* **YOUR OBJECTIVE**: From the first line of the data down to and including the line with "women_values = [14.6, 39.0, 33.5, 5.5, 7.4]", copy everything exactly, leaving out pictures.

------------------------------

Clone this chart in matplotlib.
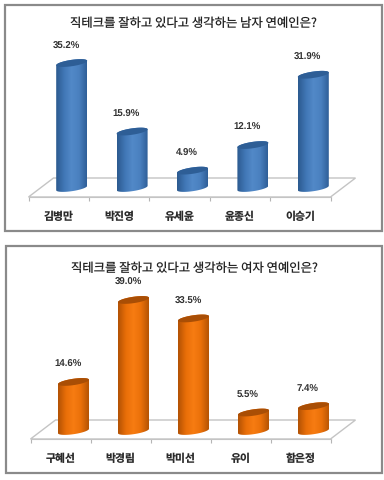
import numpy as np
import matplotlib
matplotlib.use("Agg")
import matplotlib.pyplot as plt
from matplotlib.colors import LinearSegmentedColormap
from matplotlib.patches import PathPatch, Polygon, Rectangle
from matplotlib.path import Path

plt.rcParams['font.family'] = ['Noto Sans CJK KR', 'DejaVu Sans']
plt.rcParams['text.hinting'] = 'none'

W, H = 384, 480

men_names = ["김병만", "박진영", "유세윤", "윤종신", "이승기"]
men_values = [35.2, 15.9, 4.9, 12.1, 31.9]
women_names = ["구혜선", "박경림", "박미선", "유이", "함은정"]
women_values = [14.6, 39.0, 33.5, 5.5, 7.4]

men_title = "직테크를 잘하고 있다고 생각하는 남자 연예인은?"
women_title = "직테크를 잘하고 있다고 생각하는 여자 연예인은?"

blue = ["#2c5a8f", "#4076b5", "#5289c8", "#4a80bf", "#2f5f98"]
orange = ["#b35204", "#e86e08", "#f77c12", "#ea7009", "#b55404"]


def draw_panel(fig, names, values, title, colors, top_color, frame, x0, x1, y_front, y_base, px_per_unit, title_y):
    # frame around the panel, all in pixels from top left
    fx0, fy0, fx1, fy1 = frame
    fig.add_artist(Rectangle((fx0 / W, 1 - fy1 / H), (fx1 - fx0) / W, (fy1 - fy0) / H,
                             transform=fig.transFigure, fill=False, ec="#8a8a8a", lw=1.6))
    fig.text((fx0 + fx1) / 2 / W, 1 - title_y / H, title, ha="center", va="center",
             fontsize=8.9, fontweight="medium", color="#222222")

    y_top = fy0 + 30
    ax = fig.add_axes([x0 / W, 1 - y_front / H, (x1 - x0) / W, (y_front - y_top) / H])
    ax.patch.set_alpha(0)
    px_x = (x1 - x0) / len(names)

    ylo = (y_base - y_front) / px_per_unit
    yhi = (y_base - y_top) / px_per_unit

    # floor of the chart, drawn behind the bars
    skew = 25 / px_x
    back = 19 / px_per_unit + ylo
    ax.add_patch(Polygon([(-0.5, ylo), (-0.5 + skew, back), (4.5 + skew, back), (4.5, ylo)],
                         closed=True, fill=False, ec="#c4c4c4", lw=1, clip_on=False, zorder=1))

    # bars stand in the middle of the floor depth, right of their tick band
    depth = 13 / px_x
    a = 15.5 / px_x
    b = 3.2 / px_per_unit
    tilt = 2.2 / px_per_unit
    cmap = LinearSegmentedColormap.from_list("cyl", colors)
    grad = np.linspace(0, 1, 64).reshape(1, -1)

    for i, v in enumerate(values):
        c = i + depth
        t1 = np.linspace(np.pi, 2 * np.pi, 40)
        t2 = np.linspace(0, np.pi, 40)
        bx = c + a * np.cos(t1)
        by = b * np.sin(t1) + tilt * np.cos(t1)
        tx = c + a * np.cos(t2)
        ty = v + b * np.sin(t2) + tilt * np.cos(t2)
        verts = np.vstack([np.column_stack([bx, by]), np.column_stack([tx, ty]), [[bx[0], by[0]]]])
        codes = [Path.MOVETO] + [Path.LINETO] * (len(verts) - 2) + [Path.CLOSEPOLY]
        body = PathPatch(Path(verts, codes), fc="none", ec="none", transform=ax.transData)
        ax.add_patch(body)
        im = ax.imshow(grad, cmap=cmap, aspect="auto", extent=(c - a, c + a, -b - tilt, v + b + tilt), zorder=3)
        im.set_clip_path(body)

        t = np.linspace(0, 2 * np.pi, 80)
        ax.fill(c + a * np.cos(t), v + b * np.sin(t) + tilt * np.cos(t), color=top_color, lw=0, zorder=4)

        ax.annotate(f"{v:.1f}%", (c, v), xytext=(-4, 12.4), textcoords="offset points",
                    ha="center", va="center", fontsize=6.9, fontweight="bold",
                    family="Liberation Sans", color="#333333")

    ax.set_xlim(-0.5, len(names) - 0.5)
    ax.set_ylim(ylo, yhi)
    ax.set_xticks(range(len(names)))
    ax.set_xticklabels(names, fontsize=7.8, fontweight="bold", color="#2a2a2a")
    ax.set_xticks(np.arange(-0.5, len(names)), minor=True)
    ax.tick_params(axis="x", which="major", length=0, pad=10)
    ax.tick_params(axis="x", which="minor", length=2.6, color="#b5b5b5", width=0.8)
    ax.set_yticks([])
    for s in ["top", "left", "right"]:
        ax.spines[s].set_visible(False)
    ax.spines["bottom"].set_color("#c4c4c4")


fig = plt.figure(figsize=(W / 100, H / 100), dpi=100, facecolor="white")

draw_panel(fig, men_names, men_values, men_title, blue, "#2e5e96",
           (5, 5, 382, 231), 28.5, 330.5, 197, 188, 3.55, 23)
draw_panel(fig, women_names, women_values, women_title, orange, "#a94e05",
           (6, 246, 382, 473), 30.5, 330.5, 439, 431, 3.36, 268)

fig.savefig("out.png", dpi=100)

------------------------------

* **ANSWER TO THE TASK**:
Clone this chart in matplotlib.
import numpy as np
import matplotlib
matplotlib.use("Agg")
import matplotlib.pyplot as plt
from matplotlib.colors import LinearSegmentedColormap
from matplotlib.patches import PathPatch, Polygon, Rectangle
from matplotlib.path import Path

plt.rcParams['font.family'] = ['Noto Sans CJK KR', 'DejaVu Sans']
plt.rcParams['text.hinting'] = 'none'

W, H = 384, 480

men_names = ["김병만", "박진영", "유세윤", "윤종신", "이승기"]
men_values = [35.2, 15.9, 4.9, 12.1, 31.9]
women_names = ["구혜선", "박경림", "박미선", "유이", "함은정"]
women_values = [14.6, 39.0, 33.5, 5.5, 7.4]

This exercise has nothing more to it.